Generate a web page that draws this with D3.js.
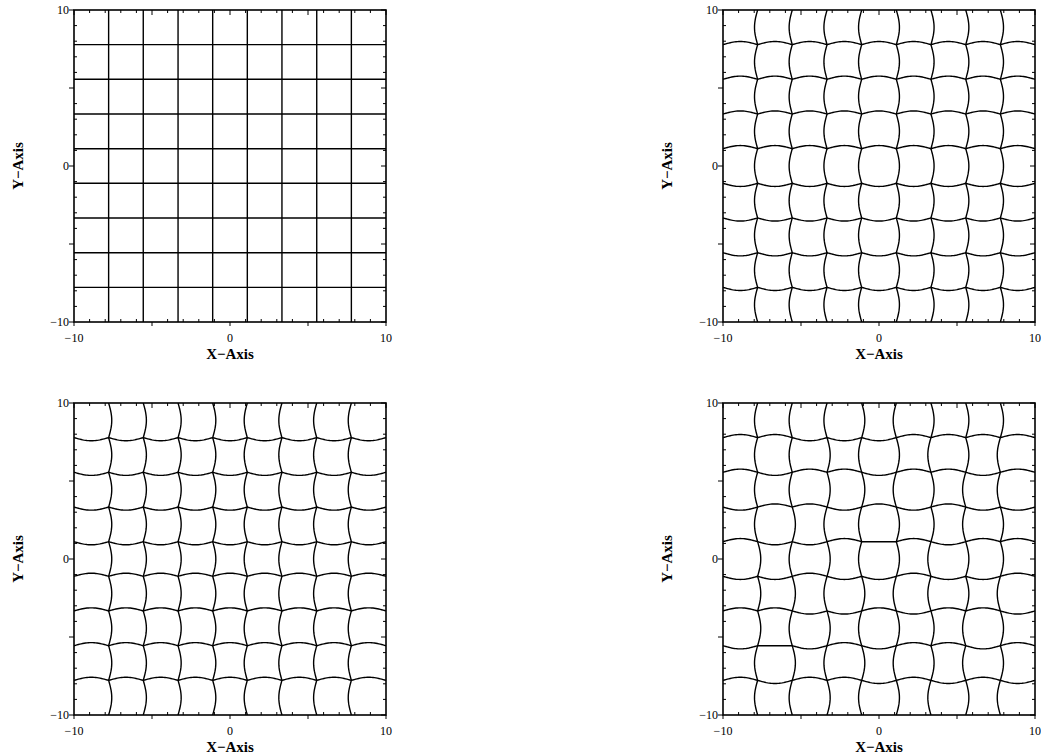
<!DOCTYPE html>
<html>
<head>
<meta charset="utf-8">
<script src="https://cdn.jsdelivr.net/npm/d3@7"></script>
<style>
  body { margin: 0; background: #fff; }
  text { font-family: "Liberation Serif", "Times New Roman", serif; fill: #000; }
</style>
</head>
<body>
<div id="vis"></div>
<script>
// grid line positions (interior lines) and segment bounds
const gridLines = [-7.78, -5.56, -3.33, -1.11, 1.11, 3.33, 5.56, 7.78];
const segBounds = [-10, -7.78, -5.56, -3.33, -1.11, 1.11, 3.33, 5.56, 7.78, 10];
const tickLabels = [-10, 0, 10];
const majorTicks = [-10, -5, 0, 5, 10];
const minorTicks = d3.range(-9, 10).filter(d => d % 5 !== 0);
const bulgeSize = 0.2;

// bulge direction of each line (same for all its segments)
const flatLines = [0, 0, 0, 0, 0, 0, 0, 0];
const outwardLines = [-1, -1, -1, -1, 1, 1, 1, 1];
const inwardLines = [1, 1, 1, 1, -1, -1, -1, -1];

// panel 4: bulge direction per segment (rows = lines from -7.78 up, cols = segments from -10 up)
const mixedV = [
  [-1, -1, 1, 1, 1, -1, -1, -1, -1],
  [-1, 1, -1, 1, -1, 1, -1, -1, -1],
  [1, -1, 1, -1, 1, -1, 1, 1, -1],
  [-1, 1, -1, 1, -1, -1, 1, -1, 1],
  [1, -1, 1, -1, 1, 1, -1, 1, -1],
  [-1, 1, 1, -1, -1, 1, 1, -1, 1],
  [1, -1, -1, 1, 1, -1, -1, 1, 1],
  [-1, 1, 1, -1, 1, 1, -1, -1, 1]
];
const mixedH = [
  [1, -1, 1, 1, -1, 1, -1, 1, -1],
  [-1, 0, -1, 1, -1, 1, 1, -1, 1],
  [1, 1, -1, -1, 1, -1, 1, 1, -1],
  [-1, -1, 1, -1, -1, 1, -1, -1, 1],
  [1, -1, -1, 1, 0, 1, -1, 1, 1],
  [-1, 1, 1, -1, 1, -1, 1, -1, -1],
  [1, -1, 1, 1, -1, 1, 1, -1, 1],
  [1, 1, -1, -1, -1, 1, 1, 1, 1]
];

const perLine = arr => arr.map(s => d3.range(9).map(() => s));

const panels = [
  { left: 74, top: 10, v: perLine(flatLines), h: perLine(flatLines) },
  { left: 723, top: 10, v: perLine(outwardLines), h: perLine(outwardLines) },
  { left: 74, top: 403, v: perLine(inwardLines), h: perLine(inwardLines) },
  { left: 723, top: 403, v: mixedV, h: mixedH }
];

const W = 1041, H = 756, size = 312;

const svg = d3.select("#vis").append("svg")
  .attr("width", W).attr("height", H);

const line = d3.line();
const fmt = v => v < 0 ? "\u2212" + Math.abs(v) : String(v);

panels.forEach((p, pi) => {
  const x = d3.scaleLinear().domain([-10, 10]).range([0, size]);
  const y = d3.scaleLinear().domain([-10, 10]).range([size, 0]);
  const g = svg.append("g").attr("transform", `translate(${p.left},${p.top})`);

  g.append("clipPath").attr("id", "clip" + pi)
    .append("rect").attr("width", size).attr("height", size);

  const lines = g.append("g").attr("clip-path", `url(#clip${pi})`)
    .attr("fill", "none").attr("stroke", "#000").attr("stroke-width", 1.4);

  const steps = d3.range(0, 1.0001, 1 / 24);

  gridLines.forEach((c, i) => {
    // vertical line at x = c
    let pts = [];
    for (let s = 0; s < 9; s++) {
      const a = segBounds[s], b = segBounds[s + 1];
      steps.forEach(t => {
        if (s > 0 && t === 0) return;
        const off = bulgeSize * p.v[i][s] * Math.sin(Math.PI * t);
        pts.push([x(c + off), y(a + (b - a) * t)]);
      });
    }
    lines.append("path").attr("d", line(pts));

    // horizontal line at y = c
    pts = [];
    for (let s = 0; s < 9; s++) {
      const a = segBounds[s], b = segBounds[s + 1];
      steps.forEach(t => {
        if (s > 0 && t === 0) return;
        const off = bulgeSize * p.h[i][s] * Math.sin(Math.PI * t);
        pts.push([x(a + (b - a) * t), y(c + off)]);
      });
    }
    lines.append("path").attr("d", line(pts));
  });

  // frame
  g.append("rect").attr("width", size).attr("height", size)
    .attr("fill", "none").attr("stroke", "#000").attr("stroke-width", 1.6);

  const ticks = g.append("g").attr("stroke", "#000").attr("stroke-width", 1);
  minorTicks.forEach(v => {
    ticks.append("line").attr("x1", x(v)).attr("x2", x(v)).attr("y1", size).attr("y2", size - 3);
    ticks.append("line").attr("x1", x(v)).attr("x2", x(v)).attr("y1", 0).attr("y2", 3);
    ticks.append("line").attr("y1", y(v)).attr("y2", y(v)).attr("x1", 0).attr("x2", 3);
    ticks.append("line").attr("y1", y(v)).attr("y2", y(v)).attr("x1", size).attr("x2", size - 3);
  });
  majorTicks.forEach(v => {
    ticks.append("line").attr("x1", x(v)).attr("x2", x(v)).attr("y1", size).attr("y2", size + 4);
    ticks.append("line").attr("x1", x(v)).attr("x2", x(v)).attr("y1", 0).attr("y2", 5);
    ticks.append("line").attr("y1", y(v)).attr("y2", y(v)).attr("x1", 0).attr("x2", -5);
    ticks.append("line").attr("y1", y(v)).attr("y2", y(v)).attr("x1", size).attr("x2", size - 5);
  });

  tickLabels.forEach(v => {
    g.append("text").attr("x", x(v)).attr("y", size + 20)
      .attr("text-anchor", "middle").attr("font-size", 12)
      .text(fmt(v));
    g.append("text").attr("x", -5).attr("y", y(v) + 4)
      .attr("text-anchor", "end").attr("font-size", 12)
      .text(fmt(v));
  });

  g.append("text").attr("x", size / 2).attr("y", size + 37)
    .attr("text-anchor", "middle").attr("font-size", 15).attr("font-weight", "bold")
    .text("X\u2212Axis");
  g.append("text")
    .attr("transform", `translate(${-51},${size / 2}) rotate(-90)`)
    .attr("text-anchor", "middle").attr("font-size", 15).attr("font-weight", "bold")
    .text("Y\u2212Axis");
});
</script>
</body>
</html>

++++

What is asked: Reproduce all of the material exactly, apart from the pictures.

Solution below:
Generate a web page that draws this with D3.js.
<!DOCTYPE html>
<html>
<head>
<meta charset="utf-8">
<script src="https://cdn.jsdelivr.net/npm/d3@7"></script>
<style>
  body { margin: 0; background: #fff; }
  text { font-family: "Liberation Serif", "Times New Roman", serif; fill: #000; }
</style>
</head>
<body>
<div id="vis"></div>
<script>
// grid line positions (interior lines) and segment bounds
const gridLines = [-7.78, -5.56, -3.33, -1.11, 1.11, 3.33, 5.56, 7.78];
const segBounds = [-10, -7.78, -5.56, -3.33, -1.11, 1.11, 3.33, 5.56, 7.78, 10];
const tickLabels = [-10, 0, 10];
const majorTicks = [-10, -5, 0, 5, 10];
const minorTicks = d3.range(-9, 10).filter(d => d % 5 !== 0);
const bulgeSize = 0.2;

// bulge direction of each line (same for all its segments)
const flatLines = [0, 0, 0, 0, 0, 0, 0, 0];
const outwardLines = [-1, -1, -1, -1, 1, 1, 1, 1];
const inwardLines = [1, 1, 1, 1, -1, -1, -1, -1];

// panel 4: bulge direction per segment (rows = lines from -7.78 up, cols = segments from -10 up)
const mixedV = [
  [-1, -1, 1, 1, 1, -1, -1, -1, -1],
  [-1, 1, -1, 1, -1, 1, -1, -1, -1],
  [1, -1, 1, -1, 1, -1, 1, 1, -1],
  [-1, 1, -1, 1, -1, -1, 1, -1, 1],
  [1, -1, 1, -1, 1, 1, -1, 1, -1],
  [-1, 1, 1, -1, -1, 1, 1, -1, 1],
  [1, -1, -1, 1, 1, -1, -1, 1, 1],
  [-1, 1, 1, -1, 1, 1, -1, -1, 1]
];
const mixedH = [
  [1, -1, 1, 1, -1, 1, -1, 1, -1],
  [-1, 0, -1, 1, -1, 1, 1, -1, 1],
  [1, 1, -1, -1, 1, -1, 1, 1, -1],
  [-1, -1, 1, -1, -1, 1, -1, -1, 1],
  [1, -1, -1, 1, 0, 1, -1, 1, 1],
  [-1, 1, 1, -1, 1, -1, 1, -1, -1],
  [1, -1, 1, 1, -1, 1, 1, -1, 1],
  [1, 1, -1, -1, -1, 1, 1, 1, 1]
];

const perLine = arr => arr.map(s => d3.range(9).map(() => s));

const panels = [
  { left: 74, top: 10, v: perLine(flatLines), h: perLine(flatLines) },
  { left: 723, top: 10, v: perLine(outwardLines), h: perLine(outwardLines) },
  { left: 74, top: 403, v: perLine(inwardLines), h: perLine(inwardLines) },
  { left: 723, top: 403, v: mixedV, h: mixedH }
];

const W = 1041, H = 756, size = 312;

const svg = d3.select("#vis").append("svg")
  .attr("width", W).attr("height", H);

const line = d3.line();
const fmt = v => v < 0 ? "\u2212" + Math.abs(v) : String(v);

panels.forEach((p, pi) => {
  const x = d3.scaleLinear().domain([-10, 10]).range([0, size]);
  const y = d3.scaleLinear().domain([-10, 10]).range([size, 0]);
  const g = svg.append("g").attr("transform", `translate(${p.left},${p.top})`);

  g.append("clipPath").attr("id", "clip" + pi)
    .append("rect").attr("width", size).attr("height", size);

  const lines = g.append("g").attr("clip-path", `url(#clip${pi})`)
    .attr("fill", "none").attr("stroke", "#000").attr("stroke-width", 1.4);

  const steps = d3.range(0, 1.0001, 1 / 24);

  gridLines.forEach((c, i) => {
    // vertical line at x = c
    let pts = [];
    for (let s = 0; s < 9; s++) {
      const a = segBounds[s], b = segBounds[s + 1];
      steps.forEach(t => {
        if (s > 0 && t === 0) return;
        const off = bulgeSize * p.v[i][s] * Math.sin(Math.PI * t);
        pts.push([x(c + off), y(a + (b - a) * t)]);
      });
    }
    lines.append("path").attr("d", line(pts));

    // horizontal line at y = c
    pts = [];
    for (let s = 0; s < 9; s++) {
      const a = segBounds[s], b = segBounds[s + 1];
      steps.forEach(t => {
        if (s > 0 && t === 0) return;
        const off = bulgeSize * p.h[i][s] * Math.sin(Math.PI * t);
        pts.push([x(a + (b - a) * t), y(c + off)]);
      });
    }
    lines.append("path").attr("d", line(pts));
  });

  // frame
  g.append("rect").attr("width", size).attr("height", size)
    .attr("fill", "none").attr("stroke", "#000").attr("stroke-width", 1.6);

  const ticks = g.append("g").attr("stroke", "#000").attr("stroke-width", 1);
  minorTicks.forEach(v => {
    ticks.append("line").attr("x1", x(v)).attr("x2", x(v)).attr("y1", size).attr("y2", size - 3);
    ticks.append("line").attr("x1", x(v)).attr("x2", x(v)).attr("y1", 0).attr("y2", 3);
    ticks.append("line").attr("y1", y(v)).attr("y2", y(v)).attr("x1", 0).attr("x2", 3);
    ticks.append("line").attr("y1", y(v)).attr("y2", y(v)).attr("x1", size).attr("x2", size - 3);
  });
  majorTicks.forEach(v => {
    ticks.append("line").attr("x1", x(v)).attr("x2", x(v)).attr("y1", size).attr("y2", size + 4);
    ticks.append("line").attr("x1", x(v)).attr("x2", x(v)).attr("y1", 0).attr("y2", 5);
    ticks.append("line").attr("y1", y(v)).attr("y2", y(v)).attr("x1", 0).attr("x2", -5);
    ticks.append("line").attr("y1", y(v)).attr("y2", y(v)).attr("x1", size).attr("x2", size - 5);
  });

  tickLabels.forEach(v => {
    g.append("text").attr("x", x(v)).attr("y", size + 20)
      .attr("text-anchor", "middle").attr("font-size", 12)
      .text(fmt(v));
    g.append("text").attr("x", -5).attr("y", y(v) + 4)
      .attr("text-anchor", "end").attr("font-size", 12)
      .text(fmt(v));
  });

  g.append("text").attr("x", size / 2).attr("y", size + 37)
    .attr("text-anchor", "middle").attr("font-size", 15).attr("font-weight", "bold")
    .text("X\u2212Axis");
  g.append("text")
    .attr("transform", `translate(${-51},${size / 2}) rotate(-90)`)
    .attr("text-anchor", "middle").attr("font-size", 15).attr("font-weight", "bold")
    .text("Y\u2212Axis");
});
</script>
</body>
</html>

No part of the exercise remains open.